CALIFORNIA — In what has become the norm, unfortunately, California State Parks is facing another busy wildfire season this summer. Working closely with Cal OES, CAL FIRE and other public safety agencies, the department continues to actively monitor and evaluate fire conditions and park closures when needed. State Parks’ Department Operations Center (DOC) has been activated and is conducting calls to keep districts statewide informed of the wildfires’ impacts and provide resources to impacted parks.
As of Friday, Aug. 27, State Parks has a total of seven park units fully closed and three partially closed from the current wildfires. The biggest concern right now is the Caldor Fire burning in El Dorado County, which is creating significant impacts and threatening the Lake Tahoe Basin. As of Friday evening, the Caldor Fire, which began Aug. 14 near Grizzly Flats, has burned more than 143,000 acres and is 12 percent contained. The fire has forced many local communities to evacuate and shut down Highway 50 from Sly Park Road in Pollock Pines to Myers, near the Highway 89 junction.
Here is the latest on parks impacted:
- Due to hazardous air quality and in an effort to reduce traffic and visitation in the area, the department closed Donner Memorial State Park (SP), D.L. Bliss SP, Ed Z’berg Sugar Pine Point SP, Emerald Bay SP and Tahoe State Recreation Area until further notice.
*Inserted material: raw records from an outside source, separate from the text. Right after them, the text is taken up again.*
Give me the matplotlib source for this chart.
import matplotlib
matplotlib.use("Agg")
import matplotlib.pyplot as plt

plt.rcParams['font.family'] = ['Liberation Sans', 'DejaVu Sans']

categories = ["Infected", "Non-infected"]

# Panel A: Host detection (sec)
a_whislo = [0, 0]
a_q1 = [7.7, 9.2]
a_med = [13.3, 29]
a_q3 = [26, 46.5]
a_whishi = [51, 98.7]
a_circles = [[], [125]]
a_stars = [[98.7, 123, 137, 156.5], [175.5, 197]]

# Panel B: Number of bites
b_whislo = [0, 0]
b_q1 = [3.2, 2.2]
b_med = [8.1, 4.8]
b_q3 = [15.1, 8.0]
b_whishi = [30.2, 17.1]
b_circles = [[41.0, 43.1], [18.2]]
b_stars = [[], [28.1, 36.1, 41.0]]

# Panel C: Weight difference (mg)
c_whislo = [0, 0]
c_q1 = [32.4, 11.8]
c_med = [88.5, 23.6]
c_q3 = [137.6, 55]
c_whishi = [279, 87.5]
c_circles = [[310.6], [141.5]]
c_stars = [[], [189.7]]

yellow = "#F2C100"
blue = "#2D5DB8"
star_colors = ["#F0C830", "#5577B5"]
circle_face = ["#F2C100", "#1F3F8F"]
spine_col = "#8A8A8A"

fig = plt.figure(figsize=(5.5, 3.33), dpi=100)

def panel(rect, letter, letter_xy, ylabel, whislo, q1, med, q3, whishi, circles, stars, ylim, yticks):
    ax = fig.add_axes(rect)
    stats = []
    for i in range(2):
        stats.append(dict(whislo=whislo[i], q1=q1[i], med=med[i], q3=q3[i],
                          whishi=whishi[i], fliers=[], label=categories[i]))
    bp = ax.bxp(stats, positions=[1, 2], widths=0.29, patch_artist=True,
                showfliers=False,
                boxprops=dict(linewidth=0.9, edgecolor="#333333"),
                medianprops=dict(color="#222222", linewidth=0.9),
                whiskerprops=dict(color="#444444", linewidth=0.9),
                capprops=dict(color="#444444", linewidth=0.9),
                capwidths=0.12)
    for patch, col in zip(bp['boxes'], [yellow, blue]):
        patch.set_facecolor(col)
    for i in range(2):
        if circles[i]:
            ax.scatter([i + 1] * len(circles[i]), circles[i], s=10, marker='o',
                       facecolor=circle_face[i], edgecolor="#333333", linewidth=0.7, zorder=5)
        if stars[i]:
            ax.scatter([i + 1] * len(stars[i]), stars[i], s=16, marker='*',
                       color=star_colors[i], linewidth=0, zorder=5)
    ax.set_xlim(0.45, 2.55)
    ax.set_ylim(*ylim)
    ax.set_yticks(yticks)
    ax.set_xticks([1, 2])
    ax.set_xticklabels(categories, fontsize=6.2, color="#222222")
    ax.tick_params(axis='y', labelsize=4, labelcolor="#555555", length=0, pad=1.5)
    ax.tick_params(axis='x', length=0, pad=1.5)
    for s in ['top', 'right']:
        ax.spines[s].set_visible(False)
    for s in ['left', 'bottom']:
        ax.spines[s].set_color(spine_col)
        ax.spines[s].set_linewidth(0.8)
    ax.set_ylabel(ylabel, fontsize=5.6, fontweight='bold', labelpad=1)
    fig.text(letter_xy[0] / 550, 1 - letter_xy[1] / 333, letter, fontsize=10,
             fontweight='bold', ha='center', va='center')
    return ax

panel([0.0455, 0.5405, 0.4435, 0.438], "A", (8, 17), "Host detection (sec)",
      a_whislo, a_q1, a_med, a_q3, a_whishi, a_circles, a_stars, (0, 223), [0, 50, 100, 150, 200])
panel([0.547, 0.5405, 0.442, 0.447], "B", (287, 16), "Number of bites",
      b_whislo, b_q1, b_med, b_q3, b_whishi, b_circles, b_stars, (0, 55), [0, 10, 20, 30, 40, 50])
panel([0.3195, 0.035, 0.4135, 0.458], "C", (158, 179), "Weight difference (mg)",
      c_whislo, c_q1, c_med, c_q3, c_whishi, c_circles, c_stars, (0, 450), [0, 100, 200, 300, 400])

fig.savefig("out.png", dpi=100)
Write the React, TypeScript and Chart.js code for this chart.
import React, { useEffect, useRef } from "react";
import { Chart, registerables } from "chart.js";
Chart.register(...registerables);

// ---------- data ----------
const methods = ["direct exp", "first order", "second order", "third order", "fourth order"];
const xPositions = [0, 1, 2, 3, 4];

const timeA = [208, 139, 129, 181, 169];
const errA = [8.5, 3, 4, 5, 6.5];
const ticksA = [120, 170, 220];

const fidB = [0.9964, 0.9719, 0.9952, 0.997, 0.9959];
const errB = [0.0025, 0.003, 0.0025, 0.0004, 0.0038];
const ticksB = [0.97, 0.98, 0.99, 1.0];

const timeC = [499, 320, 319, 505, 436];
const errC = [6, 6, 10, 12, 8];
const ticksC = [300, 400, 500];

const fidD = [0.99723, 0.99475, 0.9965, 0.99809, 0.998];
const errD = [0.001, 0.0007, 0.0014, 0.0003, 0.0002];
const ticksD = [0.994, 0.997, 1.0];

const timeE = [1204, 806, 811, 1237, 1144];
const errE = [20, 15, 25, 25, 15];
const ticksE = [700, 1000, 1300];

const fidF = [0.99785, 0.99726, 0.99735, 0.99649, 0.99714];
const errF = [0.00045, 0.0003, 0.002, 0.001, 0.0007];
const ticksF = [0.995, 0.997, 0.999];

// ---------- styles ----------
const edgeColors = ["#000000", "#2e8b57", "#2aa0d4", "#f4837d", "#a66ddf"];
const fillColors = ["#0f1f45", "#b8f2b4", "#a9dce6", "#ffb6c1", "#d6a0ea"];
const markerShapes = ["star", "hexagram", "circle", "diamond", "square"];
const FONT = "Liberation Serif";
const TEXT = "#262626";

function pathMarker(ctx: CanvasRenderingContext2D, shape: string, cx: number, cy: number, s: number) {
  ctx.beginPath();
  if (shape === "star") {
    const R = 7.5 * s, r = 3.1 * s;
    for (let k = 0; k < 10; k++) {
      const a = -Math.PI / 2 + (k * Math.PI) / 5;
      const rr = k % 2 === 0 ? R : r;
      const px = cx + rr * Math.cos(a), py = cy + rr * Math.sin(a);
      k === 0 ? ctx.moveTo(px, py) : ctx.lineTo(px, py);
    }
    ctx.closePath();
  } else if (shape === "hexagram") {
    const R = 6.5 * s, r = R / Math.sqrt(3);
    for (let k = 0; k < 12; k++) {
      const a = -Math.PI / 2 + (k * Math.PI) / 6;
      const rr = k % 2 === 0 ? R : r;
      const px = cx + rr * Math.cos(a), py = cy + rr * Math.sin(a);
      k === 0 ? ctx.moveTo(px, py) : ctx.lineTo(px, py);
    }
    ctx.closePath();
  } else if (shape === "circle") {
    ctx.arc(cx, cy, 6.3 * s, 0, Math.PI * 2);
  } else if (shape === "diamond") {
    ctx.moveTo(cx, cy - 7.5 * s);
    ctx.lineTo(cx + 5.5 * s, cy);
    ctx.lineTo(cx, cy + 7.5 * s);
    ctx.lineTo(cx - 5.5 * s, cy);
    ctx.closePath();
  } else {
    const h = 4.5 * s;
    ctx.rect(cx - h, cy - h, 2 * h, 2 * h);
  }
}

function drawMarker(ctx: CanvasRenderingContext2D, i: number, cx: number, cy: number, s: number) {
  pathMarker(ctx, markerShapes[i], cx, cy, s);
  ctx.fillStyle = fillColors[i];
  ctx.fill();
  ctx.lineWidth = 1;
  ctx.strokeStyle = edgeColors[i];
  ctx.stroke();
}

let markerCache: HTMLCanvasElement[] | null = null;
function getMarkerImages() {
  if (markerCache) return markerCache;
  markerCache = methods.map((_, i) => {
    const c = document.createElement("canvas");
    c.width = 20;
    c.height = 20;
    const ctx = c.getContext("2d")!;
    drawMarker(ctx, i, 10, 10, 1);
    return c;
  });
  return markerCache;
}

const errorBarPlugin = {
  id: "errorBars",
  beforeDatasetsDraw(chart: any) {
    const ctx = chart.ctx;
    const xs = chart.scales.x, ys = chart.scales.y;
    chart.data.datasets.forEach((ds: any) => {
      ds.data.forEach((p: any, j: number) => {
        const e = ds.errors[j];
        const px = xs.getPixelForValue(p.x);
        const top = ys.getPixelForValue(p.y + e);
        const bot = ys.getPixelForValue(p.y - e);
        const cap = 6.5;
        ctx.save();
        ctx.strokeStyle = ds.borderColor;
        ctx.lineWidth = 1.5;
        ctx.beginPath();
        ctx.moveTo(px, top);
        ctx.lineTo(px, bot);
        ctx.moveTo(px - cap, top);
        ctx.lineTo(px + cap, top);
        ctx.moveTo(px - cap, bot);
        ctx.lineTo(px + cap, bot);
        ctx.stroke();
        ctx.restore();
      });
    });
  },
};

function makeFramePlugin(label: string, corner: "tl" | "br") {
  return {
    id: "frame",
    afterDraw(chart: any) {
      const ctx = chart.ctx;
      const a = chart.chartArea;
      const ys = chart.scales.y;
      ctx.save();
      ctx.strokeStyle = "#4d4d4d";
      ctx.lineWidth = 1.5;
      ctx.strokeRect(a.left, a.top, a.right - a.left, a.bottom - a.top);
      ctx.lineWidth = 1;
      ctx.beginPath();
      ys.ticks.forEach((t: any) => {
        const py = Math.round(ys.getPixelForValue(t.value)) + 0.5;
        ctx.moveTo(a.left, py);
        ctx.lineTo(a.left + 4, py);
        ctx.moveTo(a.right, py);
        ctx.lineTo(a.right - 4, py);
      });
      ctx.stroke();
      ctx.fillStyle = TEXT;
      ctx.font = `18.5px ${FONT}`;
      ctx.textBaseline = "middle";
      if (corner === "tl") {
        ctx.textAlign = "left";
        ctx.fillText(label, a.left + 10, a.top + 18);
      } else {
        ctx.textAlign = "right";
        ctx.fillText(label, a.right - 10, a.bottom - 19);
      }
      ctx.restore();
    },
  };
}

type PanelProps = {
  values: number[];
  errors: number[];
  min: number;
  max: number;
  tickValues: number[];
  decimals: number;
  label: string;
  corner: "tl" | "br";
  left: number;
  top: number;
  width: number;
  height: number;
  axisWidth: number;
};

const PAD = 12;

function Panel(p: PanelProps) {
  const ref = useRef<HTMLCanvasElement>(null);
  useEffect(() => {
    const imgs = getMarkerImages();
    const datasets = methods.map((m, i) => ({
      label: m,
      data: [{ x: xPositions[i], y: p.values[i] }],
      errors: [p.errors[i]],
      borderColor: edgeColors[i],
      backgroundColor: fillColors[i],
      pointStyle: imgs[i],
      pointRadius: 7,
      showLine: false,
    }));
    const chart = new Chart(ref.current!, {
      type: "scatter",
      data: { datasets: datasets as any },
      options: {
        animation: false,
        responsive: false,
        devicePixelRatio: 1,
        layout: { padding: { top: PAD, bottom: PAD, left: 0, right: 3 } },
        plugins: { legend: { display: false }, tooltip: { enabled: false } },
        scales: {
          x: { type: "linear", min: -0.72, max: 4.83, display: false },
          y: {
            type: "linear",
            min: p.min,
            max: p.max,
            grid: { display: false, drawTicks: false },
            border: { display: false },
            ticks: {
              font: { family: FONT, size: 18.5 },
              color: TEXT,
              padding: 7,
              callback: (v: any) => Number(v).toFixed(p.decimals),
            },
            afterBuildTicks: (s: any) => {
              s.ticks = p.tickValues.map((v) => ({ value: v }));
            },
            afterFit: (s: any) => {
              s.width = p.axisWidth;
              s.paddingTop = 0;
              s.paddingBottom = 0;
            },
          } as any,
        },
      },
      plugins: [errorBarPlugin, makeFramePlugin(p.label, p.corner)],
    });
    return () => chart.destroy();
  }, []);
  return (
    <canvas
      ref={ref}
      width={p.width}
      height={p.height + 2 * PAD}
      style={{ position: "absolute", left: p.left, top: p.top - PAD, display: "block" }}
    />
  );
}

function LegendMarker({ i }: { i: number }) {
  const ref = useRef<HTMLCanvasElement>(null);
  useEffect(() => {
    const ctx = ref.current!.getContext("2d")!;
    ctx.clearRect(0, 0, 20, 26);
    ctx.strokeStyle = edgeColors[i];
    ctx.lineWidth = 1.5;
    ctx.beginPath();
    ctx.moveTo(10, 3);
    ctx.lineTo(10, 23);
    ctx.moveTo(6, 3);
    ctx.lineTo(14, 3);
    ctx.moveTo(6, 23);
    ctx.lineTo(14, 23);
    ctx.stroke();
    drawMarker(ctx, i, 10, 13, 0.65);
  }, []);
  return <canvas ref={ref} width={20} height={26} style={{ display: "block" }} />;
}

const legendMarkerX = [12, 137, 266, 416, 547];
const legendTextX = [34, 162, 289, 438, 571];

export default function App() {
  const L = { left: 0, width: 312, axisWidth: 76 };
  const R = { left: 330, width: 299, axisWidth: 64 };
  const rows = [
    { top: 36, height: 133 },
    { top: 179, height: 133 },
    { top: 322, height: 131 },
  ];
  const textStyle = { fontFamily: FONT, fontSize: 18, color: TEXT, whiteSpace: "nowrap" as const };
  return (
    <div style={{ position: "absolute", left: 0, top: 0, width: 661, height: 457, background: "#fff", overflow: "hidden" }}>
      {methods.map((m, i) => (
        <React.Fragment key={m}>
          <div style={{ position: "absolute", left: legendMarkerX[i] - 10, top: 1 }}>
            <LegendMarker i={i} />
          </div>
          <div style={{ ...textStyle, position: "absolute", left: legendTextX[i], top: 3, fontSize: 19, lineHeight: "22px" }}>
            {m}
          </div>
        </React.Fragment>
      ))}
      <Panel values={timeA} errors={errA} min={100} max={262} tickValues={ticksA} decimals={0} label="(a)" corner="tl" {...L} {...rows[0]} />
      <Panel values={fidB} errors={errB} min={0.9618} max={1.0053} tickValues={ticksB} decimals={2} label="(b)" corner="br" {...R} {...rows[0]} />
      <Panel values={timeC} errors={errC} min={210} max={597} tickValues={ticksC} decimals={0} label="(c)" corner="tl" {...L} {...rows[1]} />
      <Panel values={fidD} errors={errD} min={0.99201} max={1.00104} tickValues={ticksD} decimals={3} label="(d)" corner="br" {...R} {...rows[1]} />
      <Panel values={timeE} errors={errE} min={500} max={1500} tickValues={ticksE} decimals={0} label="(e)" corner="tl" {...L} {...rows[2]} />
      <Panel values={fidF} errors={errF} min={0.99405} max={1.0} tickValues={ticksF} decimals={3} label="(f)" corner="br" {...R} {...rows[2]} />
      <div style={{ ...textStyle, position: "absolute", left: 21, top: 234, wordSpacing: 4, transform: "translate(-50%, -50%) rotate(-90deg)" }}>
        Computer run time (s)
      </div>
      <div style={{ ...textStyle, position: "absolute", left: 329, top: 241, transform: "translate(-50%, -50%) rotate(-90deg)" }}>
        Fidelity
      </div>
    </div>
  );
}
- Indian Grinding Rock State Historic Park was temporarily closed but has since reopened its day use. However, camping remains closed until further notice.
- In Tuolumne County, the Washington Fire temporarily closed Railtown 1897 State Historic Park on Thursday, but the park reopened on Friday.
- In Trinity County, museum artifacts have also been evacuated as a precaution at Weaverville Joss House State Historic Park due to the Monument and McFarland Fires. (More on this in the story below.) The temple and visitor center had already been previously closed due to the pandemic. The exterior grounds are open to the public, but the community continues to experience heavy smoke conditions.
- Northern Buttes District is also closely monitoring the Dixie Fire, which is the largest fire burning in California, at more than 750,000 acres burned and 46 percent contained as of Friday evening.
- In Shasta County, Ahjumawi Lava Springs State Park is not on fire but is closed out of precaution due to the Dixie Fire.
- In the North Coast Redwoods District, Howland Hill Road is closed at the west gate (adjacent to Crescent City) to Boy Scout Tree Trail at Jedediah Smith Redwoods State Park due to the Antelope Fire.
- Grover Hot Springs State Park in Alpine County remains closed until further notice due to damage from the Tamarack Fire.
The latest information on park closures can be found at parks.ca.gov/incidents.
Wildfire Safety Tips
Newly launched this week is our webpage on wildfire safety tips. You can find tips while hiking on trails or in the backcountry and links to useful information, and also learn what to do if trapped in a wildfire while on foot. Visit the State Parks webpage at parks.ca.gov/
As of Friday, Aug. 27, CAL FIRE says there are more than 15,000 personnel battling 14 active large wildfires that have burned a total of more than 1.6 million acres. For the latest on the wildfire incidents, please visit CAL FIRE’s webpage: fire.ca.gov/incidents/.
If you live or work anywhere near one of the wildfires burning, you already know the air quality remains unhealthy and in some areas, hazardous. If possible, keep outdoor activities short and consider moving physical activities indoors or rescheduling them. To check the Air Quality Index (AQI) in your area, visit airnow.gov.